« Notre étude décrit le premier exemple de patients recevant des lymphocytes T cytotoxiques spécifiques du virus BK, prêts à l’emploi, pour traiter la leucoencéphalopathie multifocale progressive (LEMP), une maladie cérébrale souvent fatale contre laquelle il n'y a pas de traitement efficace », explique au Quotidien le Dr Katy Rezvani, chercheuse au Centre Medical MD Anderson de l’université du Texas (Houston) et première auteure de l’étude publiée dans le « New England Journal of Medicine » (1).
La LEMP se manifeste par l’apparition progressive de troubles neurologiques et peut évoluer rapidement vers la mort. Elle est causée par la réactivation du polyomavirus JC chez des patients souffrant d'une immunodépression sévère, par exemple en cas de Sida, de cancer, suite à une greffe de mœlle ou à un traitement par certains immunosuppresseurs ou immunomodulateurs comme le natalizumab.

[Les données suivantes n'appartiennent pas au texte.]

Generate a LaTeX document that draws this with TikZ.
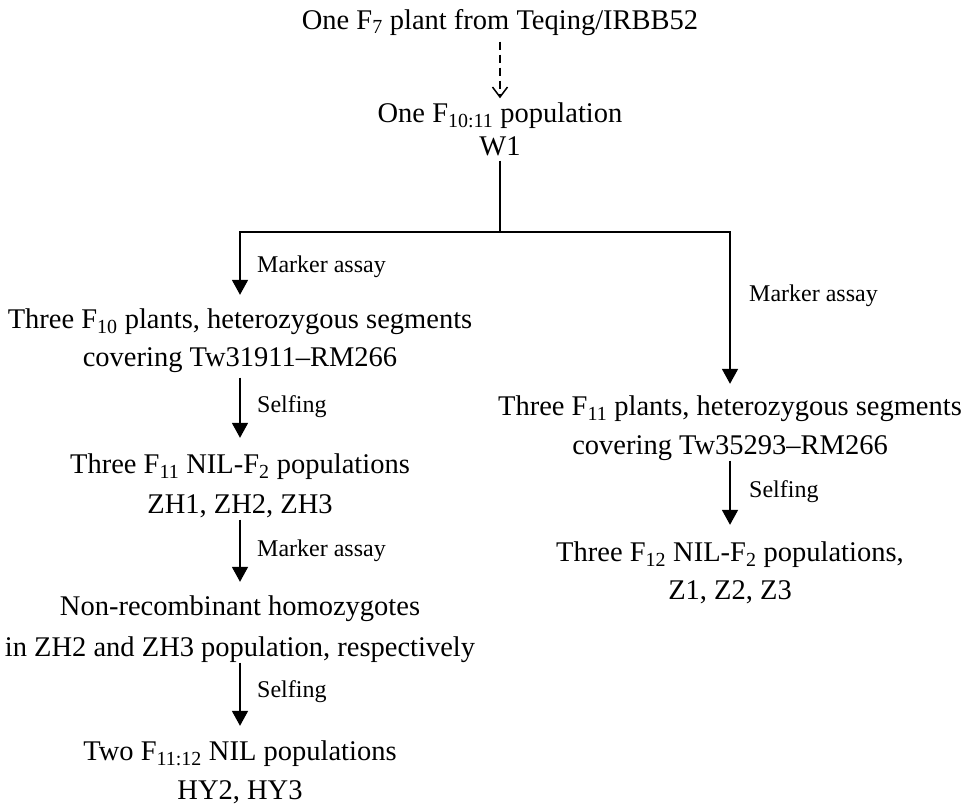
\documentclass[tikz,border=0pt]{standalone}
\usepackage{fontspec}
\setmainfont{Liberation Serif}
\usetikzlibrary{arrows.meta}
\newcommand{\mainsz}{\fontsize{28.5}{33}\selectfont}
\newcommand{\lblsz}{\fontsize{24}{28}\selectfont}
\newcommand{\sbs}[1]{\textsubscript{#1}}
\tikzset{
  txt/.style={font=\mainsz, inner sep=0pt, text height=21pt, text depth=6pt, anchor=center},
  lbl/.style={font=\lblsz, inner sep=0pt, anchor=west},
  conn/.style={line width=1.8pt},
  arr/.style={conn, -{Triangle[width=16pt,length=15pt]}, shorten >=13pt},
  darr/.style={line width=1.5pt, dashed, dash pattern=on 8pt off 5pt, -{Straight Barb[width=15pt,length=10pt]}}
}
\begin{document}
\begin{tikzpicture}[x=1pt,y=-1pt]
\useasboundingbox (0,0) rectangle (963,807);
% top
\node[txt] (top) at (500,22) {One F\sbs{7} plant from Teqing/IRBB52};
\node[txt] (pop) at (500,115) {One F\sbs{10:11} population};
\node[txt] (w1) at (500,148) {W1};
\coordinate (j) at (500,232);
% left column
\node[txt] (het1) at (240,321) {Three F\sbs{10} plants, heterozygous segments};
\node[txt] (cov1) at (240,359) {covering Tw31911--RM266};
\node[txt] (nil1) at (240,466) {Three F\sbs{11} NIL-F\sbs{2} populations};
\node[txt] (zh) at (240,506) {ZH1, ZH2, ZH3};
\node[txt] (nonrec) at (240,608) {Non-recombinant homozygotes};
\node[txt] (resp) at (240,649) {in ZH2 and ZH3 population, respectively};
\node[txt] (two) at (240,753) {Two F\sbs{11:12} NIL populations};
\node[txt] (hy) at (240,792) {HY2, HY3};
% right column
\node[txt] (het2) at (730,408) {Three F\sbs{11} plants, heterozygous segments};
\node[txt] (cov2) at (730,447) {covering Tw35293--RM266};
\node[txt] (nil2) at (730,554) {Three F\sbs{12} NIL-F\sbs{2} populations,};
\node[txt] (z) at (730,592) {Z1, Z2, Z3};
% connectors
\draw[darr, shorten <=6pt, shorten >=3pt] (top.south) -- (pop.north);
\draw[conn, shorten <=-1pt] (w1.south) -- (j);
\draw[arr, shorten >=12.5pt] (j) -| (het1.north);
\draw[arr, shorten >=10.5pt] (j) -| (het2.north);
\draw[arr, shorten <=5pt, shorten >=14.5pt] (cov1.south) -- (nil1.north);
\draw[arr, shorten >=12.5pt] (zh.south) -- (nonrec.north);
\draw[arr, shorten >=13.5pt] (resp.south) -- (two.north);
\draw[arr, shorten >=15.5pt] (cov2.south) -- (nil2.north);
% labels
\node[lbl] (l1) at (257,267) {Marker assay};
\node[lbl] (l2) at (257,407) {Selfing};
\node[lbl] (l3) at (257,551) {Marker assay};
\node[lbl] (l4) at (257,692) {Selfing};
\node[lbl] (l5) at (749,296) {Marker assay};
\node[lbl] (l6) at (749,492) {Selfing};
\end{tikzpicture}
\end{document}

Virus génétiquement similaires
Le polyomavirus JC porte des protéines qui peuvent être ciblées par le système immunitaire. Celles-ci sont identiques à celles du virus BK, un polyomavirus génétiquement similaire au virus JC. Le virus BK est responsable de néphrites et de cystites chez les patients ayant reçu une greffe de mœlle ou d’organe. Or « plusieurs équipes, y compris la nôtre, ont utilisé avec succès des lymphocytes T cytotoxiques (CTL) spécifiques du virus BK pour traiter l’infection par le virus BK après greffe de cellules souches », notent les auteurs.
« En raison de ces similitudes, nous avons émis l'hypothèse que les lymphocytes T développés contre le virus BK pourraient être efficaces également contre l'infection par le virus JC », explique le Dr Rezvani.
Eradication du virus
Son équipe a développé une approche pour générer des lymphocytes T spécifiques du virus BK (des CTL-VBK) à partir de 27 donneurs en bonne santé. Les cellules sont conservées, cryopréservées, dans une banque cellulaire au centre MD Anderson. « Cette approche permet de cibler le virus JC quelle que soit la maladie sous-jacente, comme en témoignent les trois patients traités dans notre étude pour une LEMP », souligne le Dr Rezvani. La patiente 1 (32 ans) atteinte d’une leucémie aiguë myéloïde (LAM) avait reçu une greffe de sang du cordon avec conditionnement myéloablatif. La patiente 2 (73 ans) avait un syndrome myéloprolifératif (polyglobulie essentielle, ou maladie de Vaquez) traité par ruxolitinib. Le patient 3 (35 ans) avait le sida, ne prenait plus d’antirétroviraux en raison d’effets secondaires et n’était plus capable de marcher.
Dès la première injection des CTL-VBK, partiellement HLA-appariés, les trois patients ont obtenu une baisse significative du virus JC dans le liquide céphalo-rachidien (LCR). Après 3 ou 4 infusions, la patiente 1 leucémique et le patient 3 infecté par le VIH ne présentaient plus le virus dans le LCR et montraient une amélioration cliniquement significative, de façon complète pour la femme leucémique et partielle pour l’homme séropositif. Ce dernier a pu remarcher avec une canne mais conserve un léger trouble d’élocution. La patiente 2 (2 perfusions) a obtenu une diminution significative du virus JC dans le LCR et une stabilisation des symptômes jusqu’à son décès 8 mois après la première perfusion.
« Nous continuons d’inclure des patients pour évaluer la sécurité et l’efficacité à long-terme de cette approche dans un groupe plus large, confie le Dr Rezvani. Au fur et à mesure de l’acquisition de davantage d'expérience, nous en apprendrons plus sur l'efficacité à long terme et sur la manière optimale de traiter ces patients. Si nos résultats se confirment dans un groupe plus large, nous espérons obtenir l'approbation de la FDA pour mettre le produit CTL-VBK à la disposition de tous les patients atteints de LEMP. » À l'heure actuelle, ils ne peuvent les recevoir que dans le cadre de l'essai clinique en cours au centre MD Anderson.
(1) M. Muftuoglu et al., NEJM, 379, 1443, 2018.